La
scena è in un bianco e nero molto contrastato. Ci sono due uomini
vestiti con abiti d'epoca che stanno scendendo una scala che conduce
in un'ampia cripta. Ci sono archi, pietre antiche e ragnatele e tutta
la loro discesa è accompagnata da una musica per nulla rassicurante.
“Su queste pietre è scritta la storia dell'intera Moldavia”
chiosa il più anziano dei due – si vede che è anche il più
coraggioso – l'altro – più “giovane e bello” – lo ascolta,
ma e visibilmente impaurito.
Nella
cripta c'è una bara – è un classico diremmo. Sì esatto, lo è in
tutto e per tutto – e sulla bara una croce di pietra. L'adulto
istruisce il novellino: la croce serve a non risvegliare la strega
della leggenda – ci fidiamo che non c'è niente di buono a
risvegliare una morta – e la maschera di bronzo che ha sul volto la
rende vittima di un sortilegio.
Ok,
fermiamoci qui, ma poi ritorneremo a guardare ancora un po'. Che cosa
succederà nei prossimi minuti lo sappiamo benissimo. Non abbiamo
neanche bisogno di immaginarlo: lo sappiamo. La strega resusciterà.
Non vogliamo altro da un film così. Bastano pochi minuti per capire
che cosa stiamo guardando e basta ancora meno per capire cosa ci
aspetterà. La Maschera del Demonio di Mario Bava però ha dalla sua
che è stato il primo. Dopo sono arrivati cinquant'anni di
aggiornamenti e variazioni sul tema, ma la cripta con la bara è
rimasta quella lì e una strega non resta mai troppo tempo inattiva.
Com'erano quindi i film cinquant'anni fa? Cosa si sono portati dietro, cosa ci hanno
lasciato e cosa manca oggi ai contemporanei di quel modo di fare
cinema? Stringiamo il campo. Entriamo nel genere. Le coordinate sono:
Horror – Italiano – inizi degli anni 60.
Il
primo e forse unico nome che viene in mente è quello di Mario Bava.
Ma noi stringiamo ancora: zoomiamo dentro La Maschera del Demonio –
il suo esordio ufficiale dietro la macchina da presa – e arriviamo
a quella scena a circa dieci minuti dall'inizio del film.
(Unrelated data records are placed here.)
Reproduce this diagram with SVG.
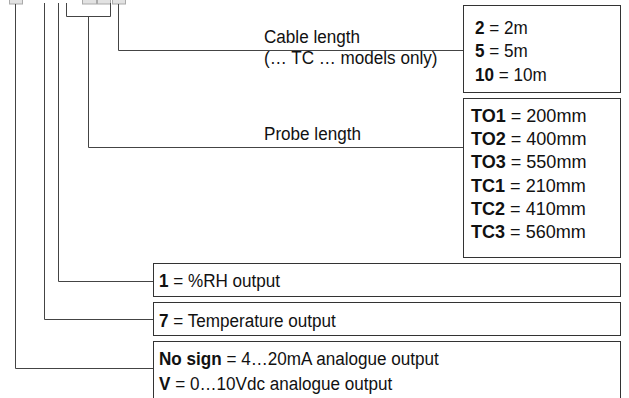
<svg xmlns="http://www.w3.org/2000/svg" width="629" height="398" viewBox="0 0 629 398">
<style>
text{font-family:"Liberation Sans",Arial,sans-serif;font-size:19px;fill:#111}
.b{font-weight:bold}
.box{fill:#fff;stroke:#333;stroke-width:1}
.ph{fill:#e2e2e2;stroke:#aaa;stroke-width:1}
.c{fill:none;stroke:#444;stroke-width:1}
</style>
<g id="code-placeholders">
<rect class="ph" x="9.5" y="-2" width="13" height="6"/>
<rect class="ph" x="82.5" y="-2" width="14" height="6"/>
<rect class="ph" x="97.5" y="-2" width="13" height="6"/>
<rect class="ph" x="112.5" y="-2" width="13" height="6"/>
</g>
<g id="connectors">
<polyline class="c" points="118.5,4 118.5,50.5 463.5,50.5"/>
<polyline class="c" points="66.5,3 66.5,16.5 110.5,16.5 110.5,3"/>
<polyline class="c" points="88.5,16.5 88.5,147.5 463.5,147.5"/>
<polyline class="c" points="58.5,3 58.5,281.5 153.5,281.5"/>
<polyline class="c" points="44.5,3 44.5,319.5 153.5,319.5"/>
<polyline class="c" points="15.5,4 15.5,368.5 153.5,368.5"/>
</g>
<g id="cable-label">
<text transform="translate(264,43) scale(0.9,1)">Cable length</text>
<text transform="translate(264,64) scale(0.9,1)">(… TC … models only)</text>
</g>
<g id="probe-label">
<text transform="translate(264,140) scale(0.9,1)">Probe length</text>
</g>
<g id="cable-box">
<rect class="box" x="463.5" y="5.5" width="157" height="87"/>
<text transform="translate(475,34) scale(0.9,1)"><tspan class="b">2</tspan> = 2m</text>
<text transform="translate(475,57) scale(0.9,1)"><tspan class="b">5</tspan> = 5m</text>
<text transform="translate(475,80.5) scale(0.9,1)"><tspan class="b">10</tspan> = 10m</text>
</g>
<g id="probe-box">
<rect class="box" x="463.5" y="98.5" width="157" height="159"/>
<text transform="translate(471,122) scale(0.95,1)"><tspan class="b">TO1</tspan> = 200mm</text>
<text transform="translate(471,145.2) scale(0.95,1)"><tspan class="b">TO2</tspan> = 400mm</text>
<text transform="translate(471,168.4) scale(0.95,1)"><tspan class="b">TO3</tspan> = 550mm</text>
<text transform="translate(471,191.6) scale(0.95,1)"><tspan class="b">TC1</tspan> = 210mm</text>
<text transform="translate(471,214.8) scale(0.95,1)"><tspan class="b">TC2</tspan> = 410mm</text>
<text transform="translate(471,238) scale(0.95,1)"><tspan class="b">TC3</tspan> = 560mm</text>
</g>
<g id="rh-box">
<rect class="box" x="153.5" y="263.5" width="467" height="33"/>
<text transform="translate(159,287) scale(0.9,1)"><tspan class="b">1</tspan> = %RH output</text>
</g>
<g id="temp-box">
<rect class="box" x="153.5" y="302.5" width="467" height="33"/>
<text transform="translate(159,327) scale(0.9,1)"><tspan class="b">7</tspan> = Temperature output</text>
</g>
<g id="signal-box">
<rect class="box" x="153.5" y="341.5" width="467" height="70"/>
<text transform="translate(159,365) scale(0.9,1)"><tspan class="b">No sign</tspan> = 4…20mA analogue output</text>
<text transform="translate(159,390) scale(0.9,1)"><tspan class="b">V</tspan> = 0…10Vdc analogue output</text>
</g>
</svg>
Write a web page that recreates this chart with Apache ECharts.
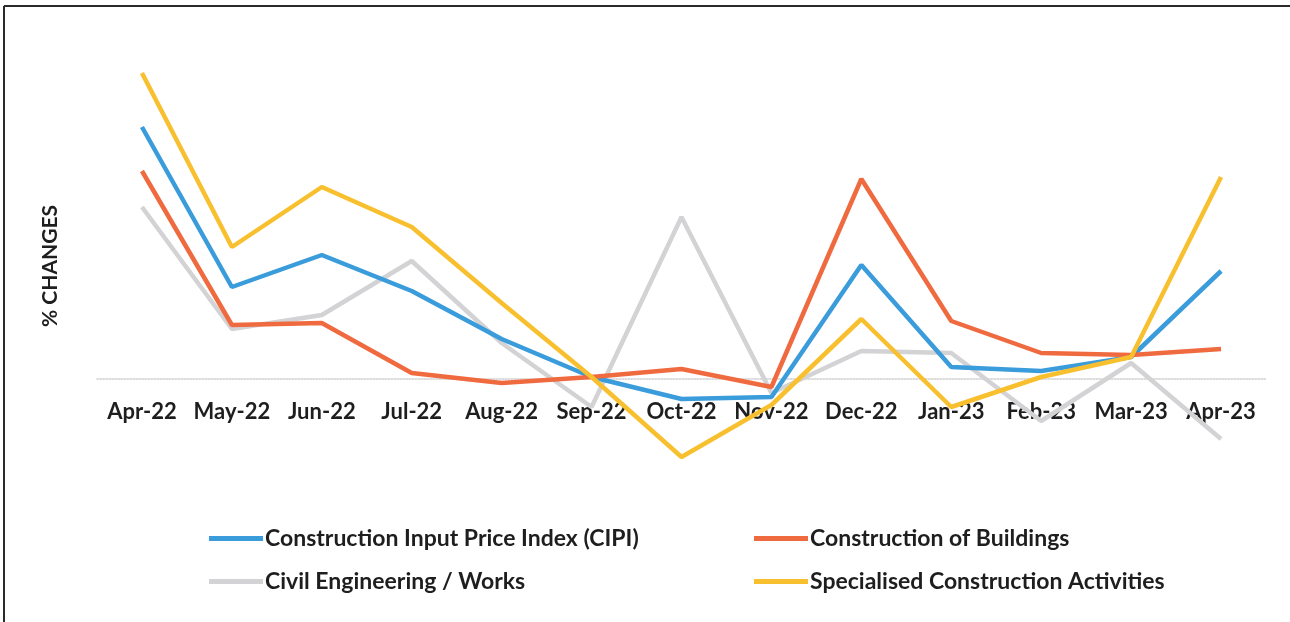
<!DOCTYPE html>
<html>
<head>
<meta charset="utf-8">
<style>
  html, body { margin: 0; padding: 0; background: #ffffff; }
  #chart { width: 1290px; height: 622px; }
</style>
<script src="https://cdn.jsdelivr.net/npm/echarts@6/dist/echarts.min.js"></script>
</head>
<body>
<div id="chart"></div>
<script>
const categories = ['Apr-22','May-22','Jun-22','Jul-22','Aug-22','Sep-22','Oct-22','Nov-22','Dec-22','Jan-23','Feb-23','Mar-23','Apr-23'];
const cipi        = [12.6, 4.6, 6.2, 4.4, 2.0, 0.1, -1.0, -0.9, 5.7, 0.6, 0.4, 1.1, 5.4];
const buildings   = [10.4, 2.7, 2.8, 0.3, -0.2, 0.1, 0.5, -0.4, 10.0, 2.9, 1.3, 1.2, 1.5];
const civil       = [8.6, 2.5, 3.2, 5.9, 1.8, -1.4, 8.1, -0.7, 1.4, 1.3, -2.1, 0.8, -3.0];
const specialised = [15.3, 6.6, 9.6, 7.6, 3.8, 0.1, -3.9, -1.3, 3.0, -1.4, 0.1, 1.1, 10.1];
const seriesNames = ['Construction Input Price Index (CIPI)', 'Construction of Buildings', 'Civil Engineering / Works', 'Specialised Construction Activities'];
const colors = ['#3a9cdb', '#f06a3f', '#d3d3d6', '#f8c02f'];
const yAxisTitle = '% CHANGES';

const chart = echarts.init(document.getElementById('chart'));
const font = 'Lato, "Open Sans", sans-serif';
const mk = (i, data) => ({
  name: seriesNames[i], type: 'line', data: data,
  symbol: 'none', smooth: false,
  lineStyle: { color: colors[i], width: 4.5 },
  itemStyle: { color: colors[i] },
  z: 2 + (i === 2 ? 0 : 1)
});
const legendText = { fontFamily: font, fontWeight: 'bold', fontSize: 23, color: '#1e1e1e', padding: [0,0,0,-3] };
chart.setOption({
  animation: false,
  backgroundColor: '#ffffff',
  grid: { left: 97, right: 24, top: 59, height: 400 },
  legend: [
    { data: [seriesNames[0], seriesNames[2]], orient: 'vertical', left: 204, top: 522, itemGap: 20,
      icon: 'rect', itemWidth: 54, itemHeight: 5, textStyle: legendText },
    { data: [seriesNames[1], seriesNames[3]], orient: 'vertical', left: 749, top: 522, itemGap: 20,
      icon: 'rect', itemWidth: 54, itemHeight: 5, textStyle: legendText }
  ],
  xAxis: {
    type: 'category', data: categories, boundaryGap: true, offset: -80,
    axisLine: { onZero: false, lineStyle: { color: '#d0d0d0', width: 1.5, type: 'dotted' } },
    axisTick: { show: false },
    axisLabel: { interval: 0, margin: 22, fontFamily: font, fontWeight: 'bold', fontSize: 22, color: '#1e1e1e' }
  },
  yAxis: {
    type: 'value', min: -4, max: 16, interval: 4,
    axisLine: { show: false }, axisTick: { show: false }, axisLabel: { show: false },
    splitLine: { show: false }
  },
  series: [mk(2, civil), mk(0, cipi), mk(1, buildings), mk(3, specialised)],
  graphic: [
    { type: 'line', shape: { x1: 4, y1: 6, x2: 1290, y2: 6 }, style: { stroke: '#2a2a2a', lineWidth: 2 } },
    { type: 'line', shape: { x1: 4, y1: 6, x2: 4, y2: 622 }, style: { stroke: '#2a2a2a', lineWidth: 2 } },
    { type: 'text', x: 50, y: 266, rotation: Math.PI / 2,
      style: { text: yAxisTitle, font: 'bold 21px ' + font, fill: '#1e1e1e', align: 'center', verticalAlign: 'middle' } }
  ]
});
</script>
</body>
</html>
Come se avessimo fatto
zapping fino adesso e fossimo finiti qui per caso senza conoscere
niente di ciò che è accaduto prima e di quello che accadrà dopo,
proviamo a dare una risposta a quelle domande iniziali.
Il
filone gotico deve tanto alla Maschera del Demonio e film come la
saga di Twilight, il mistero della strega di Blair o il recentissimo
La leggenda del Cacciatore di Vampiri hanno nel loro DNA impresso
questo gioiellino di forma e di genere che ha confezionato Mario
Bava.
Qualcuno
sogghignerà pensando a Edward Cullen e Bella affiancati a Barbara
Steele e al suo viso inchiodato dalla Maschera del Demonio. È
legittimo. Come legittimo sarà ridere di gusto vedendo il seguito
della scena. Però, c'è un però. Il professore è affascinato dalla
strega, il suo assistente un po' meno così con una scusa si
volatilizza. Il professore ora è solo a studiare la sua mirabile
scoperta quando da un loculo esce fuori un pipistrello enorme che lo
attacca. Egli si difende col suo bastone, lo stende con un colpo di
rivoltella e poi infierisce sul corpo agonizzante talmente forte da
rompere la croce di pietra sopra la bara della strega Asa. Sembra
avvincente come scena e invece tutto è permeato dai ghigni del
pubblico che non può non percepire l'ingenuità tecnica nella
realizzazione di un pipistrello di cui si vede solo un'ala di
plastica pelosa e un'ombra di cartone su un muro.
Se
solo avesse avuto After Effects, Mario Bava avrebbe reso la scena del
pipistrello degna di un action-movie. Però. Ecco il nostro però.
Però forse il bello nel guardare un film horror di cinquant'anni fa
sta proprio qui: nell'ammirare quel coraggio, quella voglia e quel
desiderio di meraviglia che avevano i cineasti del tempo, il loro
mettersi in gioco costantemente, il loro artigianato artistico.
Ce lo
vedo Mario Bava esaltato e infervorato che dirige l'attore
dicendogli: “Colpiscilo! Più forte! Non preoccuparti che è di
plastica!”. Non pensate sia davvero eroico? I film di cinquant'anni
fa erano fatti da eroi. Eroi veri.
Ghignare non cambierà la storia.
Ghigniamo pure guardando il pipistrello di plastica pelosa, Mario
Bava capirà, perché lui sarà stato il primo a riderci su.